A mitad de los 90, tuve el privilegio de entrevistar a Marichal en Madrid y se sentía orgulloso de poder rebatir a don Américo Castro, su maestro, ya que el tinerfeño sostenía que, como resultado de La Transición, por fin España se había liberado de sus atavismos cainitas. En vista de cómo han transcurrido los últimos 30 años, empiezo a pensar que Juan Marichal ha perdido la apuesta con don Américo, y que volvemos a las andadas. Corrupción y guerracivilismo son constantes en un país que se ufana de haber inventado la picaresca. Y en esas estamos, y cruzo los dedos para que, definitivamente, Juan Marichal tenga razón.
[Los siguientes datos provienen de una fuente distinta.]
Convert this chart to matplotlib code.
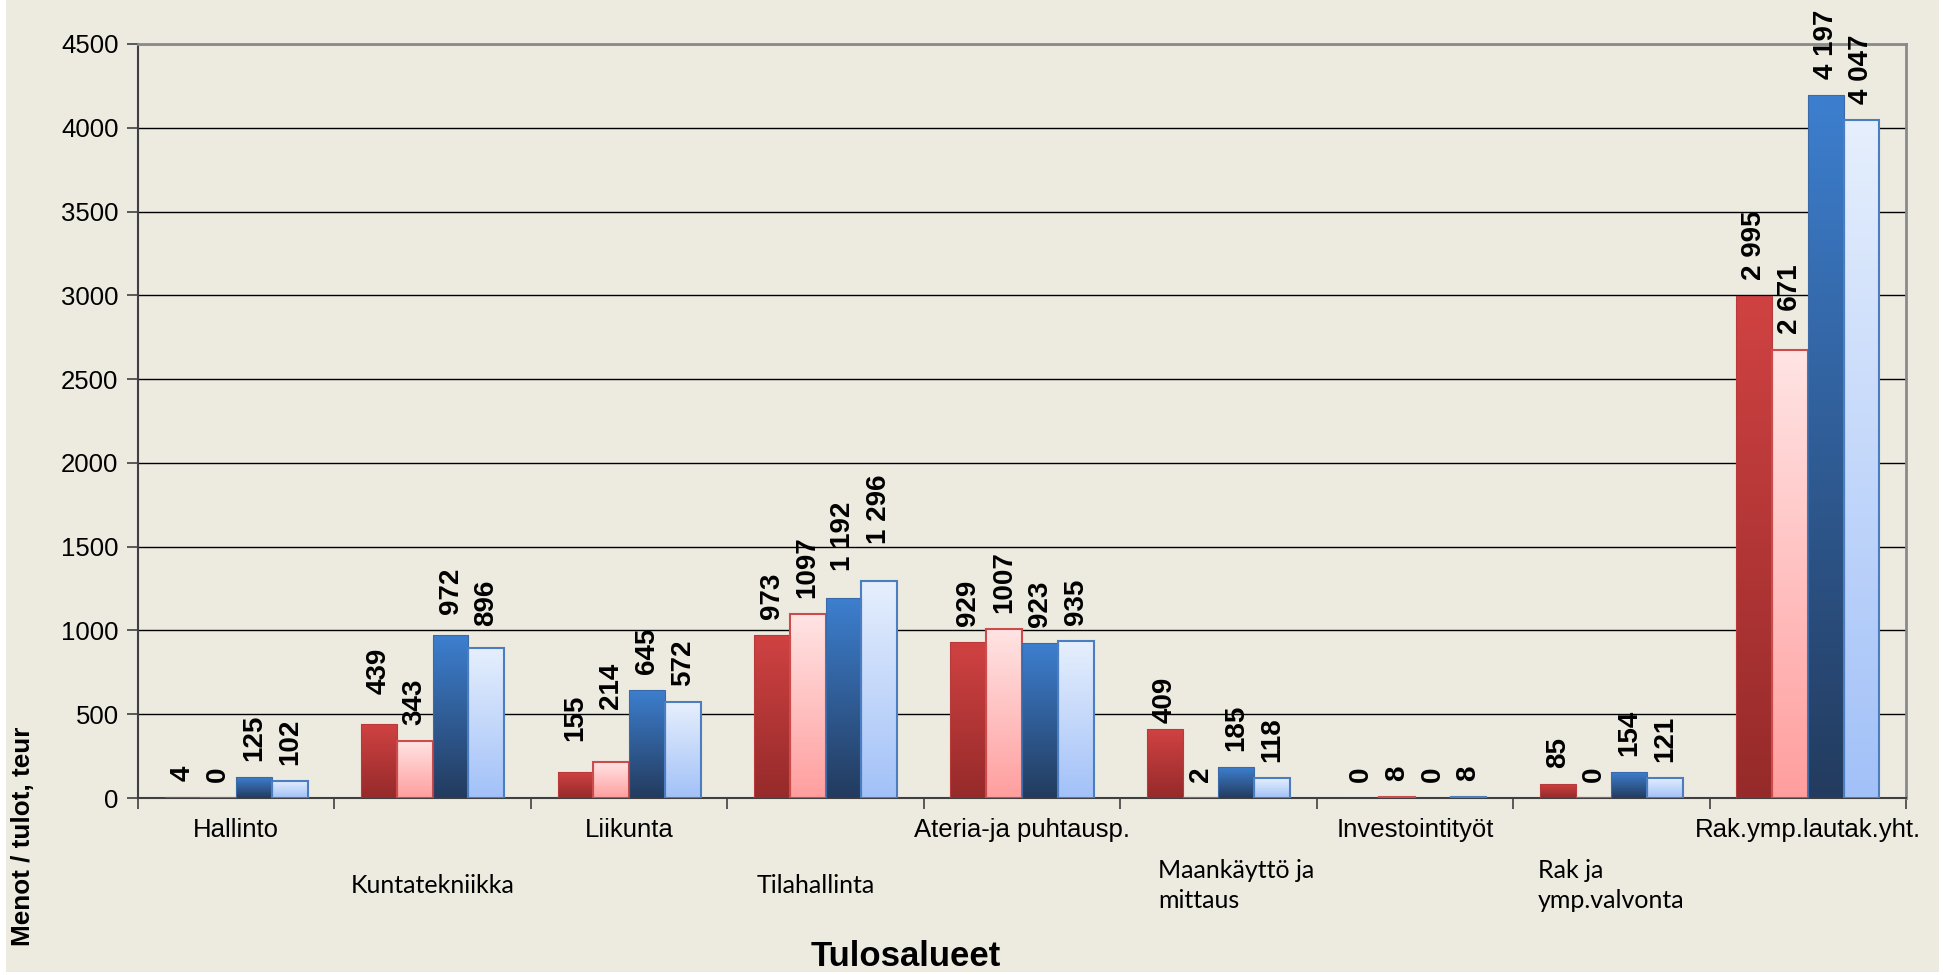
import numpy as np
import matplotlib
matplotlib.use("Agg")
import matplotlib.pyplot as plt
from matplotlib.patches import Rectangle
from matplotlib.colors import LinearSegmentedColormap
import matplotlib.transforms as mtransforms

# ---------------- data ----------------
categories = ["Hallinto", "Kuntatekniikka", "Liikunta", "Tilahallinta",
              "Ateria-ja puhtausp.", "Maankäyttö ja\nmittaus", "Investointityöt",
              "Rak ja\nymp.valvonta", "Rak.ymp.lautak.yht."]

s1_values = [4, 439, 155, 973, 929, 409, 0, 85, 2995]
s2_values = [0, 343, 214, 1097, 1007, 2, 8, 0, 2671]
s3_values = [125, 972, 645, 1192, 923, 185, 0, 154, 4197]
s4_values = [102, 896, 572, 1296, 935, 118, 8, 121, 4047]

s1_labels = ["4", "439", "155", "973", "929", "409", "0", "85", "2 995"]
s2_labels = ["0", "343", "214", "1097", "1007", "2", "8", "0", "2 671"]
s3_labels = ["125", "972", "645", "1 192", "923", "185", "0", "154", "4 197"]
s4_labels = ["102", "896", "572", "1 296", "935", "118", "8", "121", "4 047"]

y_ticks = [0, 500, 1000, 1500, 2000, 2500, 3000, 3500, 4000, 4500]
y_label = "Menot / tulot, teur"
x_label = "Tulosalueet"

# ---------------- style ----------------
W, H = 1943, 975
BG = "#EDEAE0"
ARIAL = "Liberation Sans"
CAL = "Lato"

series = [
    (s1_values, s1_labels, "#962A2A", "#D04242", "#B83A3A", 0.8),
    (s2_values, s2_labels, "#FF9E9E", "#FFE4E4", "#CC4B4B", 1.5),
    (s3_values, s3_labels, "#233B5E", "#3D7FCF", "#3A6BA8", 0.8),
    (s4_values, s4_labels, "#A2C1F8", "#E6EFFD", "#4A7EC0", 1.5),
]

# extra label lift (pixels) for labels Excel pushed away: (series, category) -> px
label_nudge = {(0, 1): 14, (0, 2): 15, (1, 2): 37, (2, 3): 11, (3, 3): 21,
               (0, 5): -10, (2, 1): 5, (3, 1): 6}
# horizontal shift (pixels) of some lower-row category labels
cat_shift = {3: -10, 5: 18}

fig = plt.figure(figsize=(W / 100, H / 100), dpi=100)
fig.patch.set_facecolor("white")
bgrect = Rectangle((6 / W, 3 / H), (1939 - 6) / W, (H - 3) / H,
                   transform=fig.transFigure, facecolor=BG,
                   edgecolor="none", zorder=-10)
fig.patches.append(bgrect)

ax = fig.add_axes([138 / W, 1 - 798 / H, (1906 - 138) / W, (798 - 44) / H])
ax.set_facecolor(BG)
ax.set_zorder(1)

n = len(categories)
x = np.arange(n)
bw = 0.182
offsets = (np.arange(4) - 1.5) * bw
px2pt = 72 / 100

grad = np.linspace(0, 1, 256).reshape(-1, 1)
for si, ((vals, labels, cbot, ctop, edge, lw), off) in enumerate(zip(series, offsets)):
    cmap = LinearSegmentedColormap.from_list("g", [cbot, ctop])
    bars = ax.bar(x + off, vals, bw, facecolor="none", edgecolor=edge,
                  linewidth=lw, zorder=3)
    for rect, v in zip(bars, vals):
        if v > 0:
            x0 = rect.get_x()
            im = ax.imshow(grad, extent=[x0, x0 + rect.get_width(), 0, v],
                           origin="lower", aspect="auto", cmap=cmap,
                           zorder=2.9, interpolation="bilinear")
            im.set_clip_path(rect)
    for ci, (xi, v, lab) in enumerate(zip(x + off, vals, labels)):
        lift = (16 + label_nudge.get((si, ci), 0)) * px2pt
        ax.annotate(lab, xy=(xi, v), xytext=(0, lift), textcoords="offset points",
                    rotation=90, ha="center", va="bottom", fontsize=20,
                    fontweight="bold", family=ARIAL, color="black", zorder=5,
                    annotation_clip=False)

ax.set_xlim(-0.5, n - 0.5)
ax.set_ylim(0, 4500)

ax.set_yticks(y_ticks)
ax.set_yticklabels([str(t) for t in y_ticks], fontsize=18.5, family=ARIAL)
ax.set_xticks(np.arange(n + 1) - 0.5)
ax.set_xticklabels([])
ax.tick_params(axis="both", direction="out", length=8, width=1.2,
               color="#404040")
ax.tick_params(axis="y", pad=6)

ax.yaxis.grid(True, color="black", linewidth=1.0)
ax.set_axisbelow(True)

for s in ["top", "right"]:
    ax.spines[s].set_color("#8A8A8A")
    ax.spines[s].set_linewidth(2)
for s in ["left", "bottom"]:
    ax.spines[s].set_color("#404040")
    ax.spines[s].set_linewidth(1.5)

trans = mtransforms.blended_transform_factory(ax.transData, ax.transAxes)
for i, cat in enumerate(categories):
    if i % 2 == 0:
        ax.text(i, -0.042, cat, transform=trans, ha="center", va="center",
                fontsize=18.5, family=ARIAL, color="black")
    else:
        t = ax.text(i, -0.116, cat, transform=trans, ha="center", va="center",
                    multialignment="left", fontsize=18, family=CAL,
                    color="black", linespacing=1.4)
        if i in cat_shift:
            t.set_transform(trans + mtransforms.ScaledTranslation(
                cat_shift[i] / 100, 0, fig.dpi_scale_trans))

fig.text(23 / W, 1 - 836 / H, y_label, rotation=90, ha="center", va="center",
         fontsize=18.8, fontweight="bold", family=ARIAL)
fig.text(906 / W, 1 - 966 / H, x_label, ha="center", va="baseline",
         fontsize=25, fontweight="bold", family=ARIAL)

fig.savefig("out.png", dpi=100, facecolor=fig.get_facecolor())
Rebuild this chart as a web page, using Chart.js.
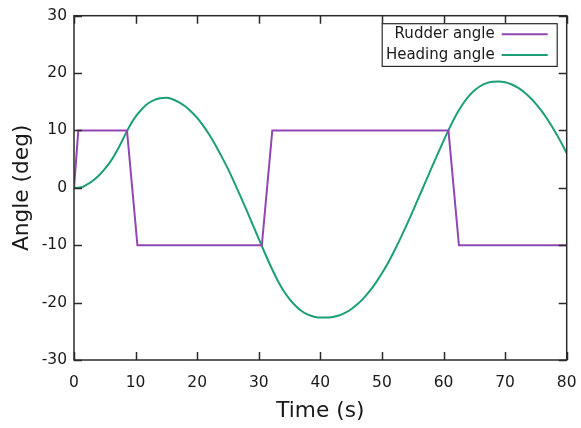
<!DOCTYPE html>
<html>
<head>
<meta charset="utf-8">
<script src="https://cdn.jsdelivr.net/npm/chart.js@4.4.1/dist/chart.umd.min.js"></script>
<style>
  html, body { margin: 0; padding: 0; background: #ffffff; }
  #wrap { width: 581px; height: 428px; }
</style>
</head>
<body>
<div id="wrap"><canvas id="chart" width="581" height="428"></canvas></div>
<script>
// Zig-zag manoeuvre: rudder command and resulting heading (degrees vs seconds)
const timeTicks = [0, 10, 20, 30, 40, 50, 60, 70, 80];
const angleTicks = [-30, -20, -10, 0, 10, 20, 30];

const rudderTime  = [0, 0.7, 8.6, 10.3, 30.5, 32.2, 60.8, 62.5, 80];
const rudderAngle = [0, 10, 10, -10, -10, 10, 10, -10, -10];

const headingTime = [
  0, 1, 2, 3, 4, 5, 6, 7, 8, 9, 10, 11, 12, 13, 14, 15, 16, 17, 18, 19, 20,
  21, 22, 23, 24, 25, 26, 27, 28, 29, 30, 31, 32, 33, 34, 35, 36, 37, 38, 39, 40,
  41, 42, 43, 44, 45, 46, 47, 48, 49, 50, 51, 52, 53, 54, 55, 56, 57, 58, 59, 60,
  61, 62, 63, 64, 65, 66, 67, 68, 69, 70, 71, 72, 73, 74, 75, 76, 77, 78, 79, 80
];
const headingAngle = [
  0, 0.05, 0.5, 1.2, 2.1, 3.3, 4.7, 6.5, 8.6, 10.7, 12.4, 13.7, 14.7, 15.3, 15.6, 15.7, 15.45, 14.95, 14.25, 13.3, 12.2,
  10.8, 9.2, 7.4, 5.4, 3.3, 1.0, -1.4, -3.85, -6.35, -8.9, -11.4, -13.8, -16.0, -17.9, -19.4, -20.6, -21.5, -22.1, -22.45, -22.6,
  -22.6, -22.5, -22.25, -21.8, -21.15, -20.3, -19.25, -18.0, -16.55, -14.9, -13.05, -11.0, -8.8, -6.5, -4.1, -1.6, 0.85, 3.35, 5.8, 8.2,
  10.5, 12.6, 14.4, 15.85, 16.95, 17.75, 18.25, 18.5, 18.55, 18.4, 18.05, 17.5, 16.75, 15.8, 14.65, 13.3, 11.75, 10.0, 8.1, 6.05
];

const seriesNames = ['Rudder angle', 'Heading angle'];
const seriesColors = ['#9146b4', '#1c9e76'];

const FONT = '"DejaVu Sans", Verdana, sans-serif';
const TEXT = '#1a1a1a';
const FRAME = '#2b2b2b';

const toPoints = (xs, ys) => xs.map((x, i) => ({ x: x, y: ys[i] }));

// Box around the plot with inward ticks on all four sides
const framePlugin = {
  id: 'frameTicks',
  afterDatasetsDraw(chart) {
    const { ctx, chartArea: a, scales: { x, y } } = chart;
    const len = 8;
    ctx.save();
    ctx.strokeStyle = FRAME;
    ctx.lineWidth = 1.5;
    ctx.beginPath();
    timeTicks.forEach(v => {
      const px = Math.round(x.getPixelForValue(v)) + 0.5;
      ctx.moveTo(px, a.bottom); ctx.lineTo(px, a.bottom - len);
      ctx.moveTo(px, a.top); ctx.lineTo(px, a.top + len);
    });
    angleTicks.forEach(v => {
      const py = Math.round(y.getPixelForValue(v)) + 0.5;
      ctx.moveTo(a.left, py); ctx.lineTo(a.left + len, py);
      ctx.moveTo(a.right, py); ctx.lineTo(a.right - len, py);
    });
    ctx.stroke();
    ctx.strokeRect(a.left, a.top, a.right - a.left, a.bottom - a.top);
    ctx.restore();
  }
};

// Legend in the top-right corner: label text followed by a line sample
const legendPlugin = {
  id: 'cornerLegend',
  afterDraw(chart) {
    const { ctx, chartArea: a } = chart;
    const boxRight = a.right - 10;
    const boxLeft = boxRight - 175;
    const boxTop = a.top + 7.5;
    const rowH = 20.7;
    const boxH = 42.7;
    ctx.save();
    ctx.fillStyle = '#ffffff';
    ctx.fillRect(boxLeft, boxTop, boxRight - boxLeft, boxH);
    ctx.strokeStyle = FRAME;
    ctx.lineWidth = 1.2;
    ctx.strokeRect(boxLeft + 0.5, boxTop + 0.5, boxRight - boxLeft, boxH);
    ctx.font = '15px ' + FONT;
    ctx.textAlign = 'right';
    ctx.textBaseline = 'middle';
    chart.data.datasets.forEach((ds, i) => {
      const cy = boxTop + 11 + i * rowH;
      ctx.fillStyle = TEXT;
      ctx.fillText(ds.label, boxRight - 62, cy);
      ctx.strokeStyle = ds.borderColor;
      ctx.lineWidth = 2;
      ctx.beginPath();
      ctx.moveTo(boxRight - 55, cy);
      ctx.lineTo(boxRight - 9, cy);
      ctx.stroke();
    });
    ctx.restore();
  }
};

const noScalePadding = s => {
  s.paddingLeft = 0; s.paddingRight = 0; s.paddingTop = 0; s.paddingBottom = 0;
};

new Chart(document.getElementById('chart'), {
  type: 'line',
  data: {
    datasets: [
      {
        label: seriesNames[0],
        data: toPoints(rudderTime, rudderAngle),
        borderColor: seriesColors[0],
        borderWidth: 2,
        pointRadius: 0,
        tension: 0,
        fill: false
      },
      {
        label: seriesNames[1],
        data: toPoints(headingTime, headingAngle),
        borderColor: seriesColors[1],
        borderWidth: 2,
        pointRadius: 0,
        cubicInterpolationMode: 'monotone',
        fill: false
      }
    ]
  },
  options: {
    responsive: false,
    animation: false,
    devicePixelRatio: 1,
    layout: { padding: { left: 0, right: 14.3, top: 15.7, bottom: 4 } },
    plugins: {
      legend: { display: false },
      tooltip: { enabled: false }
    },
    scales: {
      x: {
        type: 'linear',
        min: 0,
        max: 80,
        afterBuildTicks: s => { s.ticks = timeTicks.map(v => ({ value: v })); },
        afterFit: s => { s.height = 64; noScalePadding(s); },
        grid: { display: false, drawTicks: false },
        border: { display: false },
        ticks: { color: TEXT, font: { family: FONT, size: 15.5 }, padding: 13.5, maxRotation: 0 },
        title: { display: true, text: 'Time (s)', color: TEXT, font: { family: FONT, size: 21.7 }, padding: { top: 0, bottom: 0 } }
      },
      y: {
        type: 'linear',
        min: -30,
        max: 30,
        afterBuildTicks: s => { s.ticks = angleTicks.map(v => ({ value: v })); },
        afterFit: s => { s.width = 74; noScalePadding(s); },
        grid: { display: false, drawTicks: false },
        border: { display: false },
        ticks: { color: TEXT, font: { family: FONT, size: 15.5 }, padding: 7 },
        title: { display: true, text: 'Angle (deg)', color: TEXT, font: { family: FONT, size: 21.7 }, padding: { top: 9, bottom: 0 } }
      }
    }
  },
  plugins: [framePlugin, legendPlugin]
});
</script>
</body>
</html>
¿Y ahora qué hacemos? Podemos seguir hasta el infinito mareando la perdiz, enarbolando el “y tú más”, pero necesitamos que el país funcione, porque, con lo vergonzante y nauseabundo que nos resulte leer o escuchar esos mensajes cavernícolas, resulta que es urgente resolver problemas de un calado abisal. Por ejemplo, el asunto de la migración y el cuidado de los menores no acompañados, que haya una política de vivienda digna, con lo que, a la larga, este bloqueo hará reventar al turismo, que en Canarias falten nueve mil personas para atender políticas sociales, que haya personal suficiente y con trato laboral digno y justo en la sanidad, que se suspenda la tendencia a la gentrificación, haciendo que barrios tradicionales enteros caigan en manos de fondos buitre para crear zonas de lujo, con lo que crecerá la miseria, que… Y me da igual de quién sea la responsabilidad. Lo que haya que hacer, que se haga, y andando ligerito, que hay mucha plancha y ya toca gobernar para la gente, no para la televisión, que para tragedias políticas escenificadas ya tenemos a Macbeth y Coriolano, y estos nunca serán tan buenos como Shakespeare.